Depuis 1940, une série de données enregistrées
tout autour de la mer des Antilles tend à indiquer que
la température de cette région se réchauffe.
Le réchauffement enregistré serait de 0,4 °C
aux Bahamas et de 2,3 °C à Porto Rico! Bhawan Singh
ne cache pas son étonnement, voire son inquiétude,
devant ces chiffres. «Ces données sont recueillies
sur ces îles où il n'y a pas d'augmentation des activités
industrielles et où la température est normalement
stable à cause de l'influence de la mer.»

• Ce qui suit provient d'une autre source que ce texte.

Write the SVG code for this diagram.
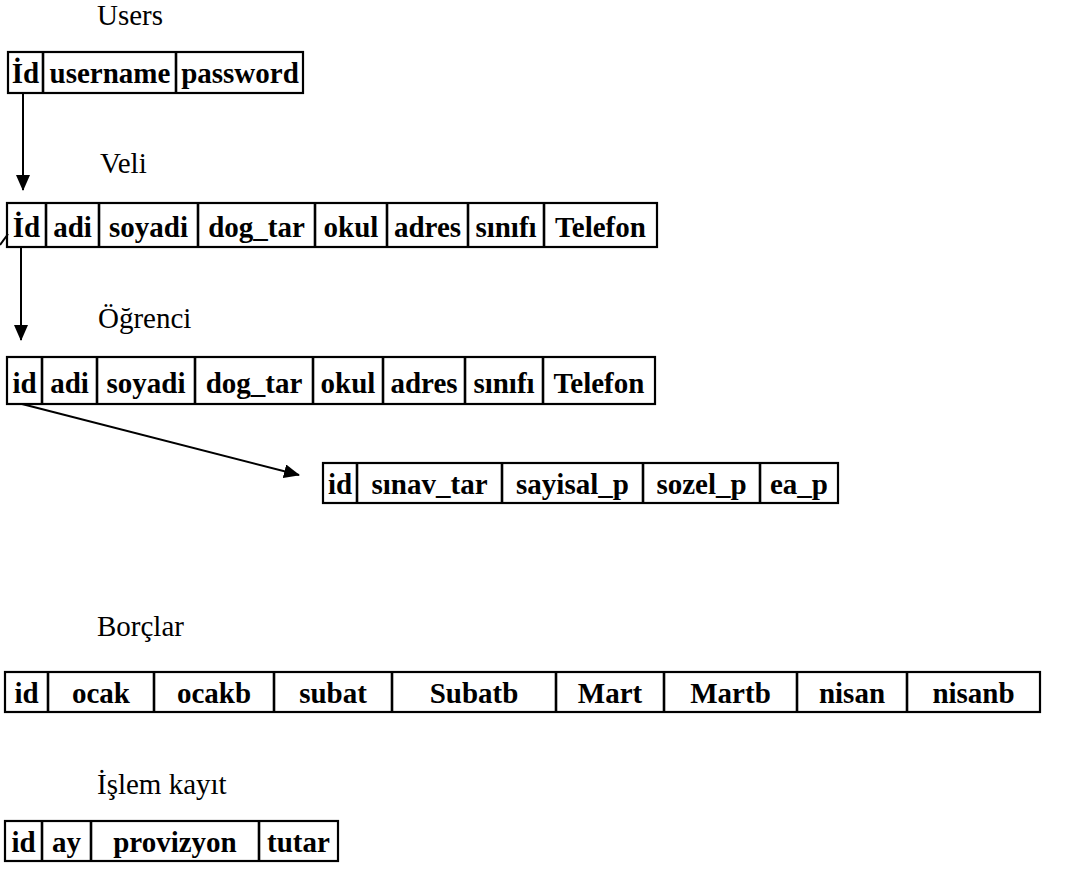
<svg xmlns="http://www.w3.org/2000/svg" width="1072" height="871" viewBox="0 0 1072 871">
<style>
.title{font-family:"Liberation Serif","Times New Roman",serif;font-size:29px;fill:#000}
.cell{font-family:"Liberation Serif","Times New Roman",serif;font-size:29px;font-weight:bold;fill:#000;text-anchor:middle}
.box{fill:#fff;stroke:#000;stroke-width:2.2}
.div{stroke:#000;stroke-width:2.6}
.conn{stroke:#000;stroke-width:2;fill:none}
</style>
<defs>
<marker id="ah" markerWidth="16" markerHeight="14" refX="15" refY="7" orient="auto" markerUnits="userSpaceOnUse">
<path d="M0,0 L16,7 L0,14 Z" fill="#000"/>
</marker>
</defs>
<rect width="1072" height="871" fill="#fff"/>

<g id="users">
<text class="title" x="97" y="25">Users</text>
<rect class="box" x="8" y="52" width="295" height="41"/>
<line class="div" x1="43" y1="52" x2="43" y2="93"/>
<line class="div" x1="176" y1="52" x2="176" y2="93"/>
<text class="cell" x="25.5" y="83">İd</text>
<text class="cell" x="110" y="83">username</text>
<text class="cell" x="240" y="83">password</text>
</g>

<g id="veli">
<text class="title" x="100" y="173">Veli</text>
<rect class="box" x="7" y="203" width="650" height="44"/>
<line class="div" x1="46" y1="203" x2="46" y2="247"/>
<line class="div" x1="99" y1="203" x2="99" y2="247"/>
<line class="div" x1="198" y1="203" x2="198" y2="247"/>
<line class="div" x1="315" y1="203" x2="315" y2="247"/>
<line class="div" x1="387" y1="203" x2="387" y2="247"/>
<line class="div" x1="468" y1="203" x2="468" y2="247"/>
<line class="div" x1="544" y1="203" x2="544" y2="247"/>
<text class="cell" x="26.5" y="237">İd</text>
<text class="cell" x="72.5" y="237">adi</text>
<text class="cell" x="148.5" y="237">soyadi</text>
<text class="cell" x="256.5" y="237">dog_tar</text>
<text class="cell" x="351" y="237">okul</text>
<text class="cell" x="427.5" y="237">adres</text>
<text class="cell" x="506" y="237">sınıfı</text>
<text class="cell" x="600.5" y="237">Telefon</text>
</g>

<g id="ogrenci">
<text class="title" x="98" y="328">Öğrenci</text>
<rect class="box" x="7" y="357" width="648" height="47"/>
<line class="div" x1="42" y1="357" x2="42" y2="404"/>
<line class="div" x1="97" y1="357" x2="97" y2="404"/>
<line class="div" x1="195" y1="357" x2="195" y2="404"/>
<line class="div" x1="313" y1="357" x2="313" y2="404"/>
<line class="div" x1="383" y1="357" x2="383" y2="404"/>
<line class="div" x1="465" y1="357" x2="465" y2="404"/>
<line class="div" x1="543" y1="357" x2="543" y2="404"/>
<text class="cell" x="24.5" y="393">id</text>
<text class="cell" x="69.5" y="393">adi</text>
<text class="cell" x="146" y="393">soyadi</text>
<text class="cell" x="254" y="393">dog_tar</text>
<text class="cell" x="348" y="393">okul</text>
<text class="cell" x="424" y="393">adres</text>
<text class="cell" x="504" y="393">sınıfı</text>
<text class="cell" x="599" y="393">Telefon</text>
</g>

<g id="sinav">
<rect class="box" x="323" y="463" width="515" height="40"/>
<line class="div" x1="357" y1="463" x2="357" y2="503"/>
<line class="div" x1="502" y1="463" x2="502" y2="503"/>
<line class="div" x1="643" y1="463" x2="643" y2="503"/>
<line class="div" x1="760" y1="463" x2="760" y2="503"/>
<text class="cell" x="340" y="494">id</text>
<text class="cell" x="429.5" y="494">sınav_tar</text>
<text class="cell" x="572.5" y="494">sayisal_p</text>
<text class="cell" x="701.5" y="494">sozel_p</text>
<text class="cell" x="799" y="494">ea_p</text>
</g>

<g id="borclar">
<text class="title" x="97" y="636">Borçlar</text>
<rect class="box" x="5" y="672" width="1035" height="40"/>
<line class="div" x1="48" y1="672" x2="48" y2="712"/>
<line class="div" x1="154" y1="672" x2="154" y2="712"/>
<line class="div" x1="274" y1="672" x2="274" y2="712"/>
<line class="div" x1="392" y1="672" x2="392" y2="712"/>
<line class="div" x1="556" y1="672" x2="556" y2="712"/>
<line class="div" x1="664" y1="672" x2="664" y2="712"/>
<line class="div" x1="797" y1="672" x2="797" y2="712"/>
<line class="div" x1="907" y1="672" x2="907" y2="712"/>
<text class="cell" x="26.5" y="703">id</text>
<text class="cell" x="101" y="703">ocak</text>
<text class="cell" x="214" y="703">ocakb</text>
<text class="cell" x="333" y="703">subat</text>
<text class="cell" x="474" y="703">Subatb</text>
<text class="cell" x="610" y="703">Mart</text>
<text class="cell" x="730.5" y="703">Martb</text>
<text class="cell" x="852" y="703">nisan</text>
<text class="cell" x="973.5" y="703">nisanb</text>
</g>

<g id="islem">
<text class="title" x="97" y="794">İşlem kayıt</text>
<rect class="box" x="5" y="821" width="333" height="40"/>
<line class="div" x1="42" y1="821" x2="42" y2="861"/>
<line class="div" x1="91" y1="821" x2="91" y2="861"/>
<line class="div" x1="259" y1="821" x2="259" y2="861"/>
<text class="cell" x="23.5" y="852">id</text>
<text class="cell" x="66.5" y="852">ay</text>
<text class="cell" x="175" y="852">provizyon</text>
<text class="cell" x="298.5" y="852">tutar</text>
</g>

<g id="connectors">
<line class="conn" x1="23" y1="93" x2="23" y2="190" marker-end="url(#ah)"/>
<line class="conn" x1="21" y1="247" x2="21" y2="340" marker-end="url(#ah)"/>
<line class="conn" x1="22" y1="404" x2="299" y2="475" marker-end="url(#ah)"/>
<line class="conn" x1="0" y1="245" x2="8" y2="234"/>
</g>
</svg>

Le climatologue s'est dit que, si ces relevés sont exacts,
le réchauffement devrait avoir pour effet de provoquer
une augmentation observable du niveau de la mer à cause
du réchauffement des eaux. Il est donc parti à la
recherche d'indices pouvant indiquer si effectivement le niveau
de la mer monte. Il a retenu pour cela quatre indicateurs, soit
la salinité des estuaires et des nappes aquifères
souterraines, le blanchiment des coraux, le niveau moyen des marées
et l'érosion des côtes à Trinidad.
Mais pourquoi Trinidad et les Antilles? Parce que la zone des
tropiques est la source de la circulation de la chaleur sur le
globe. Les premiers indices du réchauffement devraient
donc apparaître d'abord dans cette région. De plus,
Bhawan Singh est lui-même originaire de Trinidad et il connaît
bien son île. Il menait déjà, à la
fin des années 1980, une recherche financée par
l'ACDI sur l'irrigation des terres à Trinidad lorsque des
collègues de la University of Western Indies l'ont mis
sur la piste de la hausse du niveau de la mer.
Des cocotiers dans la mer
Au moins deux des quatre
indicateurs retenus révèlent des données
inquiétantes. Depuis 1987, le niveau moyen des marées
mesurées à deux endroits sur l'île a augmenté
de 8 millimètres par année au premier point et de
10,8 millimètres au second. «C'est le double de la
projection établie à partir des données topographiques
des satellites, qui indiquaient une hausse de 5 à 6 millimètres
par année», affirme le chercheur.
La mesure de l'érosion des berges indique elle aussi une
avancée de la mer sur les terres. Dix balises ont été
placées tout autour de l'île pour évaluer
si la distance qui les sépare de la mer augmentait ou diminuait.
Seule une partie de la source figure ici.